Drivers should also save weekly summaries and important screenshots. If a platform changes pay, bonuses, or trip display details, old records help drivers compare before and after. This matters because memory is weak. Numbers are better.
Separate paid miles from unpaid miles
Paid miles happen during the trip. Unpaid miles include driving to pickups, repositioning, returning from dead zones, circling busy areas, and driving home after a shift. Too many unpaid miles can destroy profit even when gross earnings look decent.
Drivers should watch unpaid miles closely. If a strategy creates long pickups or long returns, the trip offer needs to pay enough to justify that hidden cost. If it does not, the driver is working for the app more than for themselves.
Use tax records to improve trip decisions
Tax tracking should not happen only during tax season. The same mileage and expense records that help at tax time can also improve daily trip decisions. If drivers know their real cost per mile, they can reject weak rides faster and choose better zones.
This connects directly with rideshare driver tax deductions in 2026. Good records can support deductions, but they also teach drivers which shifts are actually worth repeating.
How to use the numbers before accepting trips
Once drivers know their own numbers, trip selection gets sharper. A driver can set a minimum dollars-per-mile target, avoid long pickups unless the payout is strong, and stop chasing busy zones that create too many dead miles. The goal is not to reject every imperfect ride. The goal is to stop accepting rides blindly.
Different vehicles need different rules. A hybrid driver may handle stop-and-go traffic better. An SUV driver may need higher-paying trips to cover fuel and wear. An EV driver may spend less on fuel but must count charging time and charging location. Your numbers should match your vehicle, not someone else’s online advice.
Review pay trends weekly, not emotionally
Drivers often react emotionally after one bad ride or one bad shift. That is understandable, but it does not always lead to good decisions. Weekly review gives a better picture. Compare your best and worst shifts. Look at miles, time, earnings, tips, and where trips ended.
If airport queues keep wasting time, reduce them. If event pickups create strong pay but too much traffic, adjust your timing. If late-night driving pays better but increases safety risk, connect the earnings decision with driver safety. A good strategy protects both profit and personal risk.
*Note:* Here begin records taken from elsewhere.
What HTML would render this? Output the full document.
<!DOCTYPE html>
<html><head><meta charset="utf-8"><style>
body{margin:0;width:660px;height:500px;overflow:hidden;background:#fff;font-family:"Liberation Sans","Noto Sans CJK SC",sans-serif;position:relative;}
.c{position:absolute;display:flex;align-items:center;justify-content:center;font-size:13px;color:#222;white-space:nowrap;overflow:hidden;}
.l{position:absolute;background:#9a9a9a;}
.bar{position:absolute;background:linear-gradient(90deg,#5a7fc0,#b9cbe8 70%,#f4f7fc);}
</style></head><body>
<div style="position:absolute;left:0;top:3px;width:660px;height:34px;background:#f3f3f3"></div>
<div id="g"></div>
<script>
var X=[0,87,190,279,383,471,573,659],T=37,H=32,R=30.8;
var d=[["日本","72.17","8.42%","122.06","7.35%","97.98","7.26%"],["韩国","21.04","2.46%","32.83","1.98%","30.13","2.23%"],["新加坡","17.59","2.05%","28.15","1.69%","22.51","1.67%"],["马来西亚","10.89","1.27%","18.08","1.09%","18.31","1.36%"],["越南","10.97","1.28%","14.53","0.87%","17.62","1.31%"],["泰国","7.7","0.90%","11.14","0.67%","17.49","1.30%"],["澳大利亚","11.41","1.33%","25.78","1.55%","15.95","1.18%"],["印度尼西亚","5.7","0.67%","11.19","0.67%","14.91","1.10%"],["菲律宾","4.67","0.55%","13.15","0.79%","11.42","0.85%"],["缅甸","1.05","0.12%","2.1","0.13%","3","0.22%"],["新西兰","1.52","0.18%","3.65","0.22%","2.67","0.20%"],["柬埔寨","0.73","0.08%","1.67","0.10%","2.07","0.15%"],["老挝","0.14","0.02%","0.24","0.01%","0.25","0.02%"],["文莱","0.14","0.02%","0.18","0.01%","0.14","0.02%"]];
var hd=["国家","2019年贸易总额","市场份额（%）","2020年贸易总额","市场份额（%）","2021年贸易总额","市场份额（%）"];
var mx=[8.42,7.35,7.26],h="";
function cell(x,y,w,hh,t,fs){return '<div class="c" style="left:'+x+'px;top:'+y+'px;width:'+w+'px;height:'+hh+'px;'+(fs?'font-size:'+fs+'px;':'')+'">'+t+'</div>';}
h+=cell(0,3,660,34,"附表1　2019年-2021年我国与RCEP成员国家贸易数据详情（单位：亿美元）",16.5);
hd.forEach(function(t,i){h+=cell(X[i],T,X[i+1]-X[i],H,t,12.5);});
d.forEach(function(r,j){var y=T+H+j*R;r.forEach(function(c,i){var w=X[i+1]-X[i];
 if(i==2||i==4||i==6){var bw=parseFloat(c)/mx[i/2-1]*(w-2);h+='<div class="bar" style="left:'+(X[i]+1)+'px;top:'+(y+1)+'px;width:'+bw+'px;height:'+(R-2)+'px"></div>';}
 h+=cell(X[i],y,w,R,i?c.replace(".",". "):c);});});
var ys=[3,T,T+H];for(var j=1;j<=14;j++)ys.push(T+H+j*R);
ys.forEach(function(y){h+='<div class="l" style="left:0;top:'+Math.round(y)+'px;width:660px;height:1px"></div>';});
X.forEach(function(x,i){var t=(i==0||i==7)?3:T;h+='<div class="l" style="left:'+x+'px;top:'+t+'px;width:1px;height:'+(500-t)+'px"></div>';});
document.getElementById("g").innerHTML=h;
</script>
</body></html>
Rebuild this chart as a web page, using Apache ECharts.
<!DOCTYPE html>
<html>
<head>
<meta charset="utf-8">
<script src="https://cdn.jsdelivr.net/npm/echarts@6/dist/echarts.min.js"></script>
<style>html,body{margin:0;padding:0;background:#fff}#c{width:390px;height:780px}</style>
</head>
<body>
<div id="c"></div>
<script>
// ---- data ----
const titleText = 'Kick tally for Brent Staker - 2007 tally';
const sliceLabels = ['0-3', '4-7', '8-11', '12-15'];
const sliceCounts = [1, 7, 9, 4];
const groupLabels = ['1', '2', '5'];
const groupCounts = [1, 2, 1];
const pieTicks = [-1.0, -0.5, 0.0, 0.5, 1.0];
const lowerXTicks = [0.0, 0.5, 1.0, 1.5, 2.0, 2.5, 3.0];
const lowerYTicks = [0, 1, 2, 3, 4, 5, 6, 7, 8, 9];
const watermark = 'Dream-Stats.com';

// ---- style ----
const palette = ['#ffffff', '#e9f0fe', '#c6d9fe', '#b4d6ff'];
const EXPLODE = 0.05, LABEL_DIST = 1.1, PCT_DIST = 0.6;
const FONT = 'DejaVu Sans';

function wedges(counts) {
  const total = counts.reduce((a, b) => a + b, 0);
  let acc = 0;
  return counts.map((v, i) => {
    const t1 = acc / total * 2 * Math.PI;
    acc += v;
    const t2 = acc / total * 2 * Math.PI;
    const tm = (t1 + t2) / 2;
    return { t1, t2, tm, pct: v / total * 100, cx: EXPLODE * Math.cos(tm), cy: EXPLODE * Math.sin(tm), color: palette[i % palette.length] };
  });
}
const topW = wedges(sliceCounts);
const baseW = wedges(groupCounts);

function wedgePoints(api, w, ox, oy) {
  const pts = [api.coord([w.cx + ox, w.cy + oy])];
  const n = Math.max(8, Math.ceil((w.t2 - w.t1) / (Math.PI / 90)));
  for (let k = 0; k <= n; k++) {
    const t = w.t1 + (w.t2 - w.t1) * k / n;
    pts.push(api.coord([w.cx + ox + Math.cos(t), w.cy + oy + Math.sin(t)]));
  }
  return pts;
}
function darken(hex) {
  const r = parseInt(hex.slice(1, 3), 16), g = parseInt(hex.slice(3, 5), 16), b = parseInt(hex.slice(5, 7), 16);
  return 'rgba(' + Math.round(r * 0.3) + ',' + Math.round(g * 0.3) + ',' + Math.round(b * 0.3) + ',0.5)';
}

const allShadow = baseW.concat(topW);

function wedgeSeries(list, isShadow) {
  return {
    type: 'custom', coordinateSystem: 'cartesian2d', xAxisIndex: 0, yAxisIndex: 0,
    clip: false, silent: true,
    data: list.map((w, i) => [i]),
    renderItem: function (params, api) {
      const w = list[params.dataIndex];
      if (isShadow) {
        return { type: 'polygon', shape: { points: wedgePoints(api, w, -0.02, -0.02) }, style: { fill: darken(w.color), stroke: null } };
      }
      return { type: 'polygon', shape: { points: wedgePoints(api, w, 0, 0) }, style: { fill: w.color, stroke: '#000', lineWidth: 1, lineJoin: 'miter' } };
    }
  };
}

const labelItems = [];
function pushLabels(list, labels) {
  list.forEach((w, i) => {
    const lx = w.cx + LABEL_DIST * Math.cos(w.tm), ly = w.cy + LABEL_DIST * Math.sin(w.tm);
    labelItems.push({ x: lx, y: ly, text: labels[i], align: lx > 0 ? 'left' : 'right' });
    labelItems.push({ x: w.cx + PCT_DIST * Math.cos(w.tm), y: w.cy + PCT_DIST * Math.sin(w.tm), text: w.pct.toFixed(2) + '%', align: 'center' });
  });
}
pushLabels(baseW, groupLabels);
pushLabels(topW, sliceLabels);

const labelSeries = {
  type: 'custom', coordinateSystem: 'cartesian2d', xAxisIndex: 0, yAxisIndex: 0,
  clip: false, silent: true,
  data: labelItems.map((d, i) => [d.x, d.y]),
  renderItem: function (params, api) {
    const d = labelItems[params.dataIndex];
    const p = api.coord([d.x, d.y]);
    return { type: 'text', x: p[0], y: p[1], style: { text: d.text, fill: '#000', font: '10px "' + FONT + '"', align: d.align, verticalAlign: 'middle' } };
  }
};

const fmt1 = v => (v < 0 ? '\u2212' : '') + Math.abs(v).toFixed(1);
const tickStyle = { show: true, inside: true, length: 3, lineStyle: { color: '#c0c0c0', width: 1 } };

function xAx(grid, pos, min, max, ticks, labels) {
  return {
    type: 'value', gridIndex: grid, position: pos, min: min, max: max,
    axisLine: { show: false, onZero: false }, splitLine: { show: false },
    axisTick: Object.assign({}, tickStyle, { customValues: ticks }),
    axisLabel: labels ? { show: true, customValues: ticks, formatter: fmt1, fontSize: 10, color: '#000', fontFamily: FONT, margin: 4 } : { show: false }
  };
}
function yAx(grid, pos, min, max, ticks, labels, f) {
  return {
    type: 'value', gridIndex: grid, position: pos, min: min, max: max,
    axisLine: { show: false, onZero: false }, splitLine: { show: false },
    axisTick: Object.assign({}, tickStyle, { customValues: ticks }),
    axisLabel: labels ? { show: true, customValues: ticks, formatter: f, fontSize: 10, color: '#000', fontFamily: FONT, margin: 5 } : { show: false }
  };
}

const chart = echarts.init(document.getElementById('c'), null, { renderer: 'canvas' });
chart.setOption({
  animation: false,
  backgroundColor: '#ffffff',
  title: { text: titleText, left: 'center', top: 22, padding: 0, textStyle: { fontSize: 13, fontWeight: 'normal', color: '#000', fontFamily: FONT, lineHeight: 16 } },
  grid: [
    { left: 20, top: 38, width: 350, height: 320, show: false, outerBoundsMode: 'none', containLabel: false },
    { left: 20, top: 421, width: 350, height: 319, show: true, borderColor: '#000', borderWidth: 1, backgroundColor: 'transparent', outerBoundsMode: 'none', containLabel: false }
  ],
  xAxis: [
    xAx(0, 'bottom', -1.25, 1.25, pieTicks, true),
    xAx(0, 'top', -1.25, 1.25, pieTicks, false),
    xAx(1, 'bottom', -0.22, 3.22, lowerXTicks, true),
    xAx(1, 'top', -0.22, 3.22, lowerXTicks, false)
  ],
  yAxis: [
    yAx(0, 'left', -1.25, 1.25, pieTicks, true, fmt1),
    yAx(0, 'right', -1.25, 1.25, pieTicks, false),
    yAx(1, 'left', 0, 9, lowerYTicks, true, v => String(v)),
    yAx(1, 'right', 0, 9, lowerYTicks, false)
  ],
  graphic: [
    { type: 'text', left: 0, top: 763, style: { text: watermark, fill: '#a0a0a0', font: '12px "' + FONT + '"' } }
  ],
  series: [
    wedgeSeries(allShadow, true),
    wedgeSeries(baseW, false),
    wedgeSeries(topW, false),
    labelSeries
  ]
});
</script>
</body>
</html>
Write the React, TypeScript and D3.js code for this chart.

Rideshare pay transparency in 2026 is not only a policy issue. It is a driver survival skill. Platforms may continue changing pay models, trip displays, bonuses, and pricing. Drivers who track nothing will always be easier to confuse. Drivers who know their numbers can adapt faster.
The bottom line is direct. Stop judging rideshare work only by app earnings. Track real profit, total miles, unpaid miles, fuel, expenses, and time. Compare shifts honestly. Use the data to choose better trips, better zones, and better hours.
Rideshare driving can still work for some drivers, but only when the numbers make sense. A driver who understands pay transparency is not just driving more. They are driving smarter, protecting profit, and treating every shift like a business decision.